The basis for the complaint from Allawi’s party is that the electoral law crafted by the Americans disallows the use of religious symbols. Imad Shabib, the party leader of the Iraqi National Accord, also alleged that the United Iraqi Alliance had employed policemen drawn from paramilitary troops of the Shiite Badr Corps to put pressure on voters from the South. Hadi al-Amiri, head of the Badr Corps, denied the allegation. He also defended the UIA’s right to use Sistani’s image, according to al-Sharq al-Awsat. UIA pamphlets distributed to Shiite voters maintain that a vote for any other ticket would scatter Shiite influence and limit the number of seats Shiites hope to take in the new parliament.
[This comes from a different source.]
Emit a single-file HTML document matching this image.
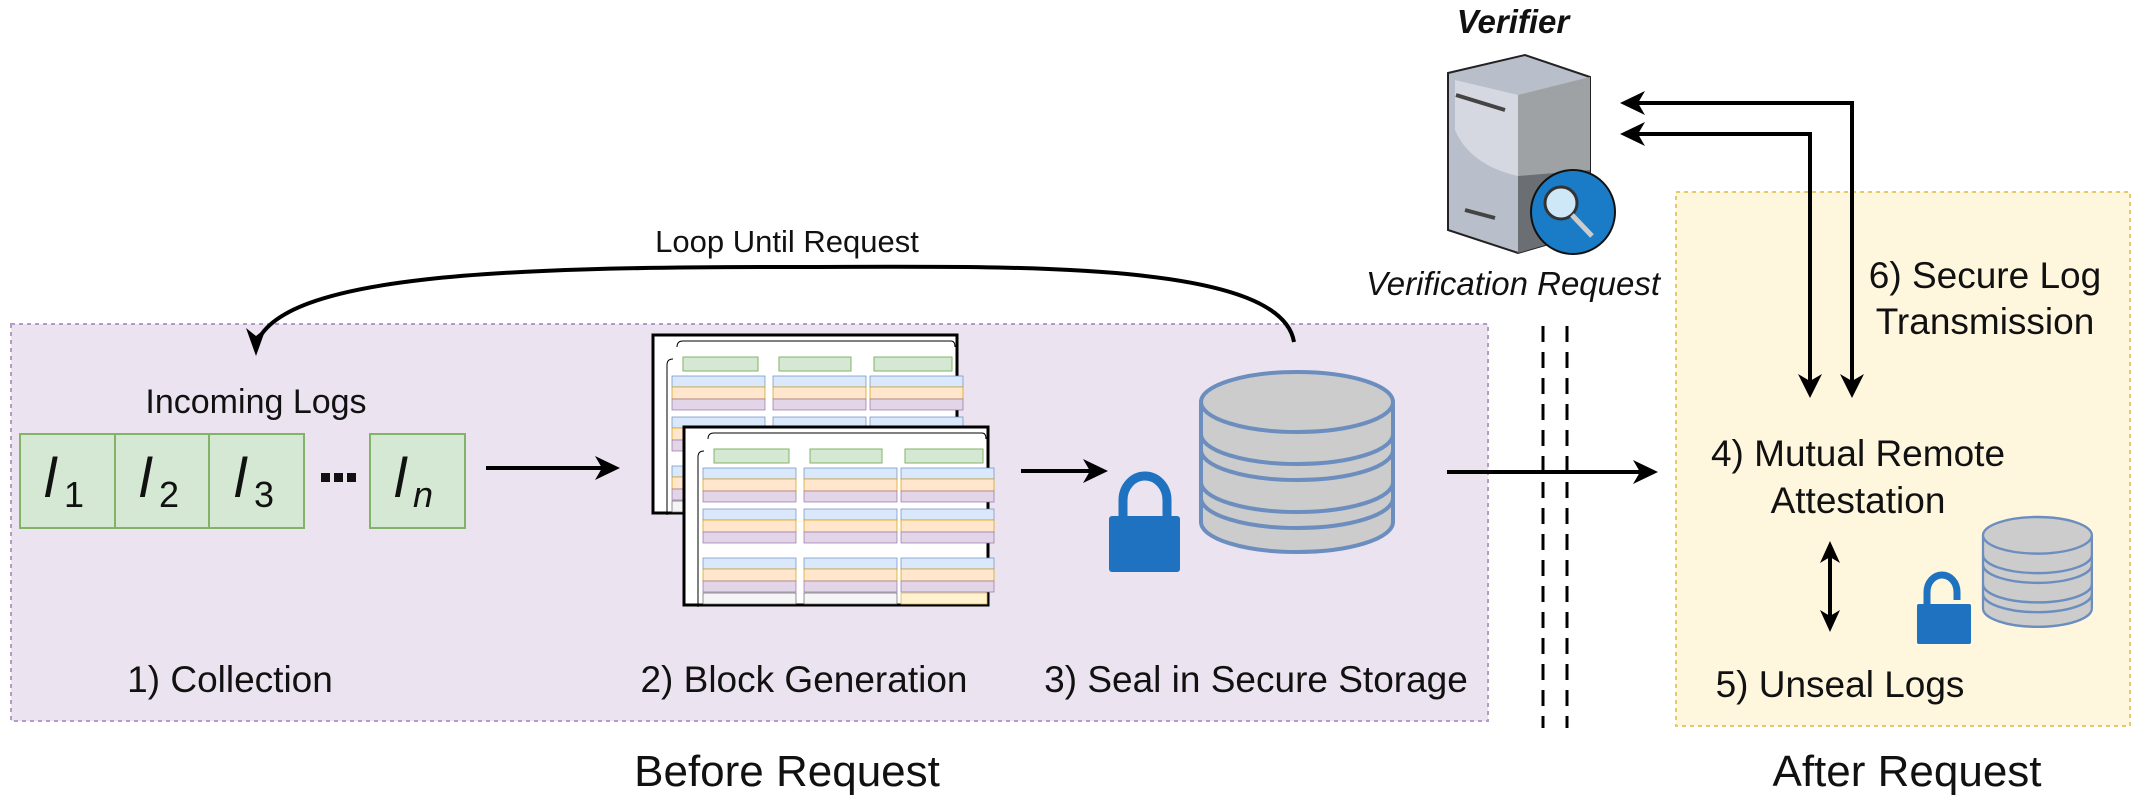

Al-Hayat also says that the Iraqi electoral commission announced Thursday that Israelis of Iraqi heritage would not be allowed to vote in the January 30 elections “because we do not recognize Israel.” It had been speculated that Israeli Iraqis might be able to vote at expatriate polling stations, presumably in nearby Jordan. The head of the Israeli association of Iraqi Jews, Mordechai Ben Porat, had anyway expressed doubt that any of the 240,000 Iraqi-Israelis–only 29% of which were born in Iraq– were planning to go to Jordan to vote.
Farid Ayar said, “We welcome any Jews of Iraqi origin in the polling both, no matter what current nationality, on condition that they not be Israelis. The issue is absolutely not one of origin or religion, but simply that we do not maintain relations with Israel.”
Ella Shohat’s comments on being Jewish, Arab and Iraqi all at once (and how bewildering Americans find this intersection of multiple identities), are highly enlightening.
Only about half of Iraq’s 15 million eligible voters will likely cast their ballots on election day, according to Farid Ayar of Iraq’s Independent Electoral Commission. Ayar says that such a turnout would not be so bad for Iraq.
Problem: The turnout will be higher in Shiite and Kurdish areas, producing an ethnically lopsided parliament/ constitutional assembly that excludes Sunni Arabs. Ayar’s statement is disingenuous.